To Clearly See the Task That Lies Before Us
Posted: Apr 27, 2020
This instalment of Reflections in the time of COVID-19 features Debbie-Ann Chambers of the University of the West Indies at Mona, Jamaica
The COVID-19 pandemic ought to snatch us from whatever lingering illusion there is of a “post-colonial” world. The events are revealing for anyone willing to pay attention. For example, in my own country, Jamaica, a small island nation in the global south, working class and poor black people are squeezed together, unmasked, in lines for bread and Western Union remittances. The fear of going hungry outweighs the fear of viral infection.
Here, we have a saying— “donkey say the world not level.” The saying is true. Those who were already “competing” from marginalized positionalities are at even more risk of “falling” on uneven ground. The donkey is not deluded after all, but wise about certain truths, like the legacy of colonization. This is a legacy fraught with structural violence and various dehumanizations; a legacy that pervades our current public health system, our political and economic system, and for those of us who are psychologists, even our practices.
Perhaps I do not sound hopeful. The truth is, at times I am not. Yet, at other times, I remember Paulo Freire (1994) who noted that hope is not an act of wishful thinking. It is commitment to struggle, to looking for the opportunities for transformation, no matter the obstacles. So, the question is—where does my hope lie? It lies in the creativity of my people, who sing, dance, and “turn hand and mek fashion” (make something out of nothing). I have seen this modelled beautifully in the anti-colonial group psychotherapeutic models of Professor Frederick Hickling (2007), a black Jamaican transcultural psychiatrist and a mentor with whom I work. The resilience and the poetry of resistance that emerge from this group work are profound. My hope is also in ancestral wisdom—the same wisdom that taught me to put clothes out on a sheet of zinc for the sun to “beat” (interestingly, scientists are finding curative effects of heat and humidity on the virus). Ironically, this is the wisdom colonization labels “backward.”
To fully commit to the hope for liberation, we must engage in authentic dialogue with each other – specifically, dialogue that negates dualism and catalyses psychic centrality (Hickling et al., 2010), that is, the collective wisdom of the group. Dialogue helps us to remember the colonial masters’ methodologies and to recall ancestral wisdom erased by “progress” and “development.” Dialogue is what will resurrect us from this pandemic, changed for the common good.

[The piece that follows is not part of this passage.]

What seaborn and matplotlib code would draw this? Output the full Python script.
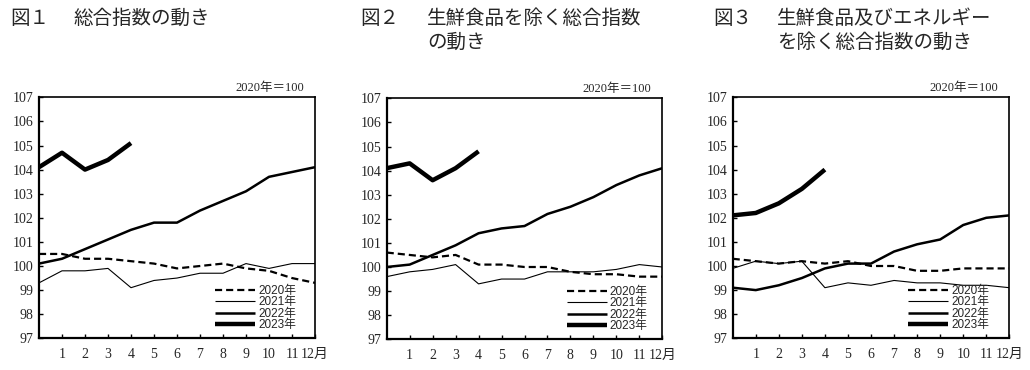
import numpy as np
import pandas as pd
import matplotlib
matplotlib.use("Agg")
import matplotlib.pyplot as plt
import seaborn as sns

# ---- data ----
months = list(range(0, 13))          # 0 = previous December, 1..12 = Jan..Dec
xtick_labels = ["1", "2", "3", "4", "5", "6", "7", "8", "9", "10", "11", "12月"]
years = ["2020年", "2021年", "2022年", "2023年"]

p1_2020 = [100.5, 100.5, 100.3, 100.3, 100.2, 100.1, 99.9, 100.0, 100.1, 99.9, 99.8, 99.5, 99.3]
p1_2021 = [99.3, 99.8, 99.8, 99.9, 99.1, 99.4, 99.5, 99.7, 99.7, 100.1, 99.9, 100.1, 100.1]
p1_2022 = [100.1, 100.3, 100.7, 101.1, 101.5, 101.8, 101.8, 102.3, 102.7, 103.1, 103.7, 103.9, 104.1]
p1_2023 = [104.1, 104.7, 104.0, 104.4, 105.1]

p2_2020 = [100.6, 100.5, 100.4, 100.5, 100.1, 100.1, 100.0, 100.0, 99.8, 99.7, 99.7, 99.6, 99.6]
p2_2021 = [99.6, 99.8, 99.9, 100.1, 99.3, 99.5, 99.5, 99.8, 99.8, 99.8, 99.9, 100.1, 100.0]
p2_2022 = [100.0, 100.1, 100.5, 100.9, 101.4, 101.6, 101.7, 102.2, 102.5, 102.9, 103.4, 103.8, 104.1]
p2_2023 = [104.1, 104.3, 103.6, 104.1, 104.8]

p3_2020 = [100.3, 100.2, 100.1, 100.2, 100.1, 100.2, 100.0, 100.0, 99.8, 99.8, 99.9, 99.9, 99.9]
p3_2021 = [99.9, 100.2, 100.1, 100.2, 99.1, 99.3, 99.2, 99.4, 99.3, 99.3, 99.2, 99.2, 99.1]
p3_2022 = [99.1, 99.0, 99.2, 99.5, 99.9, 100.1, 100.1, 100.6, 100.9, 101.1, 101.7, 102.0, 102.1]
p3_2023 = [102.1, 102.2, 102.6, 103.2, 104.0]

titles_prefix = ["図１", "図２", "図３"]
titles_body = ["総合指数の動き", "生鮮食品を除く総合指数\nの動き", "生鮮食品及びエネルギー\nを除く総合指数の動き"]
base_label = "2020年＝100"

panels = [
    [p1_2020, p1_2021, p1_2022, p1_2023],
    [p2_2020, p2_2021, p2_2022, p2_2023],
    [p3_2020, p3_2021, p3_2022, p3_2023],
]

# ---- style ----
sns.set_theme(style="white")
plt.rcParams['font.family'] = ['Liberation Serif', 'Noto Sans CJK JP', 'DejaVu Sans']

styles = [
    dict(lw=1.6, ls=(0, (3.2, 1.8))),
    dict(lw=0.8, ls="-"),
    dict(lw=1.8, ls="-"),
    dict(lw=3.2, ls="-"),
]

W, H = 1030, 370
fig = plt.figure(figsize=(W / 100, H / 100), dpi=100)

axes_px = [(39, 97.3, 315, 338.3), (386.7, 98.3, 662.3, 339.3), (732.7, 97.3, 1009.3, 338.3)]
legend_x = [0.638, 0.653, 0.634]
prefix_x = [10, 360, 713]
body_x = [73, 427, 777]

serif_cjk = ['Liberation Serif', 'Noto Sans CJK JP']
sans_cjk = ['Liberation Sans', 'Noto Sans CJK JP']

for i, (l, t, r, b) in enumerate(axes_px):
    ax = fig.add_axes([l / W, (H - b) / H, (r - l) / W, (b - t) / H])
    for series, st, name in zip(panels[i], styles, years):
        df = pd.DataFrame({"x": months[:len(series)], "y": series})
        sns.lineplot(data=df, x="x", y="y", ax=ax, color="black",
                     linewidth=st["lw"], linestyle=st["ls"], label=name,
                     solid_joinstyle="round", solid_capstyle="butt")
    ax.set_xlim(0, 12)
    ax.set_ylim(97, 107)
    ax.set_xticks(range(1, 13))
    ax.set_xticklabels(xtick_labels, family=serif_cjk, fontsize=10)
    ax.set_yticks(range(97, 108))
    ax.set_yticklabels([str(v) for v in range(97, 108)], family=serif_cjk, fontsize=10)
    ax.set_xlabel("")
    ax.set_ylabel("")
    ax.tick_params(axis="both", direction="in", length=3, width=1, color="black",
                   bottom=True, left=True)
    ax.tick_params(axis="x", pad=7)
    ax.tick_params(axis="y", pad=4)
    for side, sp in ax.spines.items():
        sp.set_color("black")
        sp.set_visible(True)
        sp.set_linewidth(1.6 if side in ("left", "bottom") else 1.2)
    ax.grid(False)
    leg = ax.legend(loc="lower left", bbox_to_anchor=(legend_x[i], 0.03), frameon=False,
                    prop={'family': sans_cjk, 'size': 8.5}, handlelength=3.4,
                    handletextpad=0.25, labelspacing=-0.05, borderpad=0, borderaxespad=0)
    ax.text(0.96, 1.015, base_label, transform=ax.transAxes, ha="right", va="bottom",
            family=serif_cjk, fontsize=9)
    fig.text(prefix_x[i] / W, 1 - 8 / H, titles_prefix[i], ha="left", va="top",
             family=['Noto Sans CJK JP'], fontsize=14, linespacing=1.15)
    fig.text(body_x[i] / W, 1 - 8 / H, titles_body[i], ha="left", va="top",
             family=['Noto Sans CJK JP'], fontsize=14, linespacing=1.15)

fig.savefig("out.png", dpi=100, facecolor="white")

The opportunity to share this blog is one step in my commitment to the struggle: an opportunity for transformative dialogue despite our many obstacles, including the threat to despair. Another step is making room for spaces of engagement with others from all walks of life in Jamaica and outside of Jamaica. Isn’t this what a psychologist ought to do? In our “post-colonial” illusions, we can lose sight of the need for decolonization, but our hope for a liberated future post-COVID-19 depends on our ability to clearly see the task that lies before us.
References
Freire, P., Freire, A. M. A., & Freire, P. (1994). Pedagogy of hope: Reliving Pedagogy of the oppressed. New York: Continuum
Hickling, F.W. (2007) Psychohistoriography: A Postcolonial psychoanalytic and psychotherapeutic model. Mona Jamaica CARIMENSA Press University of the West Indies
Hickling F.W., Guzder J., Robertson-Hickling H., Snow S., and Kirmayer LJ. (2010) Psychic Centrality: Reflections on Two Psychohistoriographic Workshops in Montreal. Transcult. Psychiatry, 47; 136-158
Author Bio
Debbie-Ann Chambers, Ph.D. is a counselling psychologist working in Jamaica at the University of the West Indies (Mona). She is committed to the liberation psychologies, to the love of poetry, and to the messy process of her own decolonization.